Data ->
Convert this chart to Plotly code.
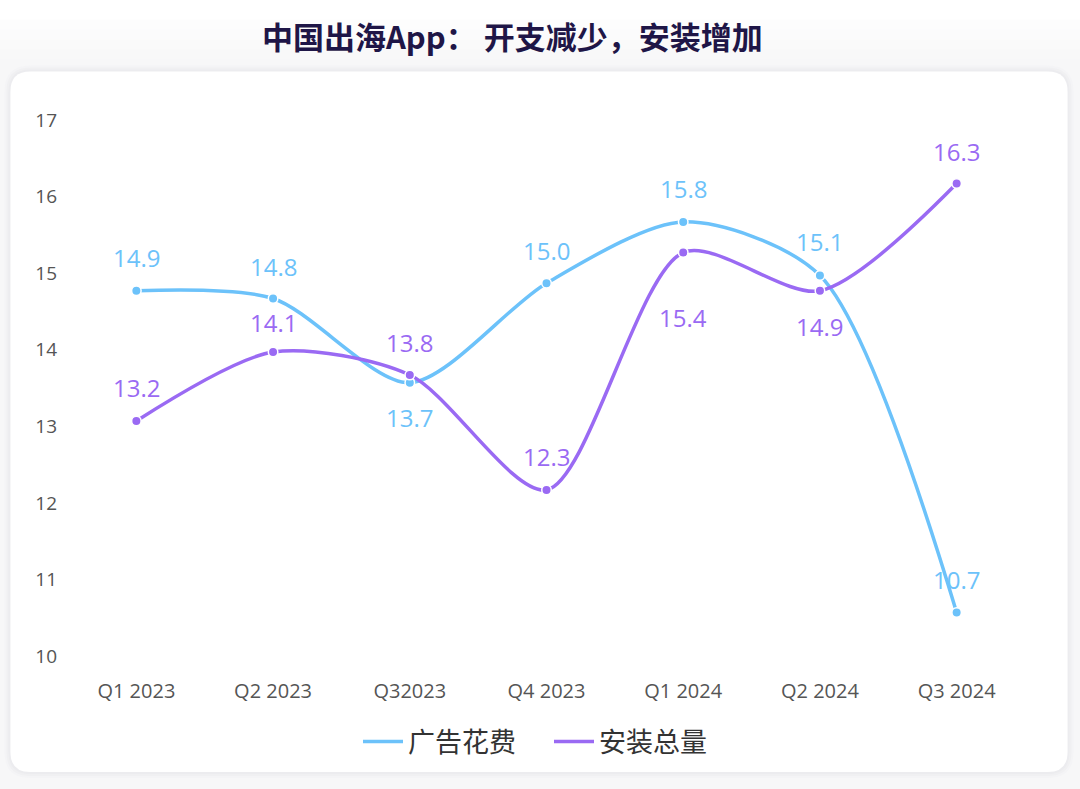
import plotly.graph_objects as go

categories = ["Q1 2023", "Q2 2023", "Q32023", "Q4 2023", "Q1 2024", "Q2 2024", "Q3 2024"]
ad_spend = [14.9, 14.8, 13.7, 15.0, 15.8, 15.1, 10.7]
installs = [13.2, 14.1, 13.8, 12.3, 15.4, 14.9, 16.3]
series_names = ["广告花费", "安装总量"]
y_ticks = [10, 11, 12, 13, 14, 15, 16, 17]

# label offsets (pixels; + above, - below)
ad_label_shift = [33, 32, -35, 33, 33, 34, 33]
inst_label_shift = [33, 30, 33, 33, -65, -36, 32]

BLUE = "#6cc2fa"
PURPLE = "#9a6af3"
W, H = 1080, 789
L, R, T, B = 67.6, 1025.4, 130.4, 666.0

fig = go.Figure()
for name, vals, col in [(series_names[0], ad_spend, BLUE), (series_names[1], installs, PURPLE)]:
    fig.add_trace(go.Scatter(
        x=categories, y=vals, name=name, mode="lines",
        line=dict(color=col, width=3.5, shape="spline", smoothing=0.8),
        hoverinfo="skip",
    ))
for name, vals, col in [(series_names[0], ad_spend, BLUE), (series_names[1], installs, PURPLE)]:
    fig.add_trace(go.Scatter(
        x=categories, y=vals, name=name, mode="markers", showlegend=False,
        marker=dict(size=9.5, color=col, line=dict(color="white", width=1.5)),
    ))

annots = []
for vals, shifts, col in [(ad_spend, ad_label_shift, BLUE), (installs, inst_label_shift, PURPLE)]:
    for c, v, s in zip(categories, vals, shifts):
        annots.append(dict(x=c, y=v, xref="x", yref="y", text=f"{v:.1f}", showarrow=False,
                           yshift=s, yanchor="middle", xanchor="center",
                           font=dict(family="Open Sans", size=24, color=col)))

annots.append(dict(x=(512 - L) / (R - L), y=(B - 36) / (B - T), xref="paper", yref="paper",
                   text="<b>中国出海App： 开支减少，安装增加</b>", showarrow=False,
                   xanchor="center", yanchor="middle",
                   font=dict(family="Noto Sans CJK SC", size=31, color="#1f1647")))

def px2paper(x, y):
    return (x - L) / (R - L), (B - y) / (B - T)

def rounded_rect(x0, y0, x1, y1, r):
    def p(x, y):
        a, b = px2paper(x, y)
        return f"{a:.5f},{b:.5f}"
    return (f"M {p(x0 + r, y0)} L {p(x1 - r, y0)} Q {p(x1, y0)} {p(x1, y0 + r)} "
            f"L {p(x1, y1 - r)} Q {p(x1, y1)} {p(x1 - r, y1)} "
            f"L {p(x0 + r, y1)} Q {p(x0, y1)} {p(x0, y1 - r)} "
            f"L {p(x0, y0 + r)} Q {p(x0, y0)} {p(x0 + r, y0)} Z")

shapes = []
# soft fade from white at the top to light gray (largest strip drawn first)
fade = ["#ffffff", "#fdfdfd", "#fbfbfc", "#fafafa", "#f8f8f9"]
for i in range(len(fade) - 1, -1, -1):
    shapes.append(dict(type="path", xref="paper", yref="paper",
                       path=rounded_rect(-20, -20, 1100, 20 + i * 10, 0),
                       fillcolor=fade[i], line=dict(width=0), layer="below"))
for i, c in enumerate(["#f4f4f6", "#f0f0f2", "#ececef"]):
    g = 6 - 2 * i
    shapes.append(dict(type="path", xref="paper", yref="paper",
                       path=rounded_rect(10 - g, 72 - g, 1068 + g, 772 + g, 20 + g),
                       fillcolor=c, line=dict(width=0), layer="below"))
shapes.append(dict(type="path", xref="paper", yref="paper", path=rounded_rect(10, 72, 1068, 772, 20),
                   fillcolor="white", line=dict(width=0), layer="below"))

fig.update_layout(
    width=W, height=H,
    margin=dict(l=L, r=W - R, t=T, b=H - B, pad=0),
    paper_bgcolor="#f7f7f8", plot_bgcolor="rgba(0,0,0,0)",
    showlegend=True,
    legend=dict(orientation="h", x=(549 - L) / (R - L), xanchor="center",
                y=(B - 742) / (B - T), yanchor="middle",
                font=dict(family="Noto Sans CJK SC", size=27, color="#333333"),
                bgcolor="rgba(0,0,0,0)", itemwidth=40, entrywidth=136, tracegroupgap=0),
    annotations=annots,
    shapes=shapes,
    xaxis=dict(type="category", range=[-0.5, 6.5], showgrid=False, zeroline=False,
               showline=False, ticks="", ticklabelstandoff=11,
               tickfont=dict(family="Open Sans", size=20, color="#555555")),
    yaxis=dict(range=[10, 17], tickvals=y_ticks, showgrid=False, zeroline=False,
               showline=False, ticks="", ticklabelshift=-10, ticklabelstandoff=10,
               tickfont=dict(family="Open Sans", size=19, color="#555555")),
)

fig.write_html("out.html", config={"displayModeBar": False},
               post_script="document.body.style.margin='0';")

What you should do ->
Write out again, exactly, the lines from the start of the listing up to the line containing "L, R, T, B = 67.6, 1025.4, 130.4, 666.0", with both ends and without pictures.

Correct response ->
Convert this chart to Plotly code.
import plotly.graph_objects as go

categories = ["Q1 2023", "Q2 2023", "Q32023", "Q4 2023", "Q1 2024", "Q2 2024", "Q3 2024"]
ad_spend = [14.9, 14.8, 13.7, 15.0, 15.8, 15.1, 10.7]
installs = [13.2, 14.1, 13.8, 12.3, 15.4, 14.9, 16.3]
series_names = ["广告花费", "安装总量"]
y_ticks = [10, 11, 12, 13, 14, 15, 16, 17]

# label offsets (pixels; + above, - below)
ad_label_shift = [33, 32, -35, 33, 33, 34, 33]
inst_label_shift = [33, 30, 33, 33, -65, -36, 32]

BLUE = "#6cc2fa"
PURPLE = "#9a6af3"
W, H = 1080, 789
L, R, T, B = 67.6, 1025.4, 130.4, 666.0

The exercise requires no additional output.